How to remain present and attuned without carrying the system’s emotional weight.
What It Looks Like:
The team is under pressure. Timelines, politics, unspoken tension. The leader picks it up—subtly or fully. They start overfunctioning. They step in to fix, soothe, buffer. Their nervous system merges with the field. The team doesn’t stabilize—they depend.
After the Behavior is Integrated:
She stays present but distinct. She listens, attunes—but doesn’t absorb. She lets the team feel what they feel, while she regulates the rhythm. She becomes a signal—not a sponge.
Behavioral Impact:
- Maintains structural clarity under emotional pressure: Keeps the framework of leadership intact despite challenges.
- Prevents leadership burnout from energetic merging: Protects personal energy by maintaining boundaries.

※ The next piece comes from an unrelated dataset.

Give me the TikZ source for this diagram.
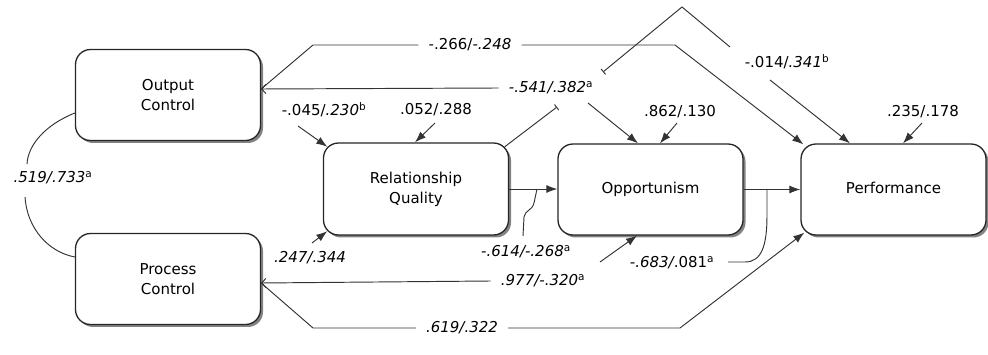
\documentclass[tikz,border=0pt]{standalone}
\usepackage{fontspec}
\setmainfont{DejaVu Sans}
\usetikzlibrary{arrows.meta,shadows}
\begin{document}
\begin{tikzpicture}[x=1pt,y=1pt,
  box/.style={draw=black!85, line width=1.3pt, rounded corners=15pt, fill=white,
    minimum width=185pt, minimum height=91pt, align=center,
    font=\fontsize{15}{20}\selectfont,
    drop shadow={shadow xshift=2.5pt, shadow yshift=-2.5pt, fill=black!75, opacity=0.65}},
  lab/.style={font=\fontsize{15}{18}\selectfont, inner xsep=10pt, inner ysep=2pt},
  conn/.style={draw=black!80, line width=0.95pt},
  arr/.style={conn, -{Latex[length=11pt,width=8pt]}},
  barb/.style={conn, -{Straight Barb[length=4pt,width=9pt]}},
  tee/.style={conn, -{Bar[width=7pt]}}]
\useasboundingbox (0,0) rectangle (988,-355);

% boxes
\node[box] (oc) at (168,-95) {Output\\Control};
\node[box] (pc) at (168,-279) {Process\\Control};
\node[box, minimum height=92pt] (rq) at (416,-189) {Relationship\\Quality};
\node[box] (op) at (650.5,-189.5) {\raisebox{4pt}{Opportunism}};
\node[box] (pf) at (893.5,-189.5) {\raisebox{4pt}{Performance}};

% labels
\node[lab] (l266) at (470,-45) {-.266/\textit{-.248}};
\node[lab] (l541) at (551,-88) {\textit{-.541/.382}\textsuperscript{a}};
\node[lab] (l014) at (787,-62) {-.014/\textit{.341}\textsuperscript{b}};
\node[lab] (l045) at (324,-110) {-.045/\textit{.230}\textsuperscript{b}};
\node[lab] (l052) at (436,-110) {.052/.288};
\node[lab] (l862) at (680,-112) {.862/.130};
\node[lab] (l235) at (923,-112) {.235/.178};
\node[lab] (l519) at (53,-178) {\textit{.519/.733}\textsuperscript{a}};
\node[lab] (l247) at (310,-258) {\textit{.247/.344}};
\node[lab] (l614) at (526,-252) {\textit{-.614/-.268}\textsuperscript{a}};
\node[lab] (l977) at (543,-281) {\textit{.977/-.320}\textsuperscript{a}};
\node[lab] (l683) at (672,-263) {\textit{-.683/}.081\textsuperscript{a}};
\node[lab] (l619) at (462,-328) {\textit{.619/.322}};

% free ends
\coordinate (b1) at (588,-103);
\coordinate (c1) at (557,-107);
\coordinate (c2) at (603,-72);
\coordinate (c4) at (730,-47);
\coordinate (c5) at (770,-80);
\coordinate (d1) at (298,-126);
\coordinate (d2) at (435,-123);
\coordinate (d3) at (677,-123);
\coordinate (d4) at (922,-123);
\coordinate (d5) at (312,-243);
\coordinate (e1) at (523,-236);
\coordinate (e2) at (537,-189);
\coordinate (f1) at (728,-262);
\coordinate (f2) at (767,-190);
\coordinate (g1) at (600,-262);
\coordinate (h1) at (27,-164);
\coordinate (h2) at (25,-197);

% -.266/-.248 : Output Control -> Performance
\draw[conn] (l266.west) -- (313,-45) -- ([yshift=6pt]oc.east);
\draw[arr] (l266.east) -- (675,-45) -- ([xshift=3pt,yshift=-1pt]pf.north west);

% -.541/.382 : Output Control -> Opportunism
\draw[barb] (l541.west) -- ([yshift=6pt]oc.east);
\draw[arr] (b1) -- ([xshift=-12.5pt]op.north);

% -.014/.341 : moderation line
\draw[tee] ([xshift=-4.4pt,yshift=-4.4pt]rq.north east) -- (c1);
\draw[conn, {Bar[width=7pt]}-] (c2) -- (682,-7) -- (c4);
\draw[arr] (c5) -- ([xshift=-43.5pt]pf.north);

% short arrows
\draw[arr] (d1) -- ([xshift=4.4pt,yshift=-4.4pt]rq.north west);
\draw[arr] (d2) -- ([xshift=-1pt]rq.north);
\draw[arr] (d3) -- ([xshift=9.5pt]op.north);
\draw[arr] (d4) -- ([xshift=9.5pt]pf.north);
\draw[arr] (d5) -- ([xshift=4.4pt,yshift=4.4pt]rq.south west);

% main chain
\draw[arr] (rq.east) -- (rq.east -| op.west);
\draw[arr] (op.east) -- (op.east -| pf.west);

% -.614/-.268 moderation
\draw[conn] (e1) -- (524,-217) .. controls (525,-210) and (532,-211) .. (534,-203) -- (e2);

% -.683/.081 moderation
\draw[conn] (f1) -- (745,-262) .. controls (762,-262) and (767,-245) .. (767,-215) -- (f2);

% .977/-.320 : Process Control -> Opportunism
\draw[barb] (l977.west) -- ([yshift=-4pt]pc.east);
\draw[arr] (g1) -- ([xshift=-13.5pt]op.south);

% .619/.322 : Process Control -> Performance
\draw[conn] (l619.west) -- (313,-328) -- ([yshift=-4pt]pc.east);
\draw[arr] (l619.east) -- (680,-328) -- ([xshift=4pt,yshift=3pt]pf.south west);

% .519/.733 correlation
\draw[conn] ([yshift=-18pt]oc.west) .. controls (45,-125) and (28,-145) .. (h1);
\draw[conn] (h2) .. controls (27,-228) and (48,-252) .. ([yshift=22pt]pc.west);
\end{tikzpicture}
\end{document}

- Models nervous system stability as authority: Demonstrates calm and control as a form of leadership.
Contributing Factors (Unconscious Causes):
- Over-identification with team wellbeing: Feeling overly responsible for the team’s emotions.
- Unclear personal-field boundary: Difficulty separating personal emotions from the team’s energy.
- Conditioned to lead by absorption, not structure: Habit of taking on others’ burdens instead of setting clear boundaries.
Underlying Need:
- To support without merging: Provide leadership without losing personal stability.
- To remain available without being overwhelmed: Balance presence with emotional detachment.
- To lead from coherence—not emotional labor: Guide from a place of clarity, not exhaustion.
Common Triggers / Distortions:
- Team fatigue, conflict, or confusion: Situations where the team struggles emotionally or operationally.
- Unclear roles in flat hierarchy cultures: Lack of defined leadership structures increases emotional load.
- Situations where leaders are rewarded for self-sacrifice: Environments that prioritize overworking as a virtue.
Remedy & Best Practices:
- Scan the field without fusing with it: Observe the team’s dynamics without internalizing them.
- Anchor your tone before entering team tension: Maintain your composure and regulate your energy.
- Use grounding gestures (breath, posture, voice modulation): Employ physical techniques to stay centered.
- Let discomfort stay where it belongs: Allow the team to process their emotions without taking them on yourself.
Ripple Outcomes (What Changes):
- The team self-regulates faster: Encourages independence and emotional resilience within the team.
- Your authority is respected, not overused: Leadership is valued without being overly relied upon.
- Emotional load is redistributed without blame: Responsibility is shared more evenly across the team.
Guiding Insight:
Support doesn’t require absorption. Leadership doesn’t require self-erasure.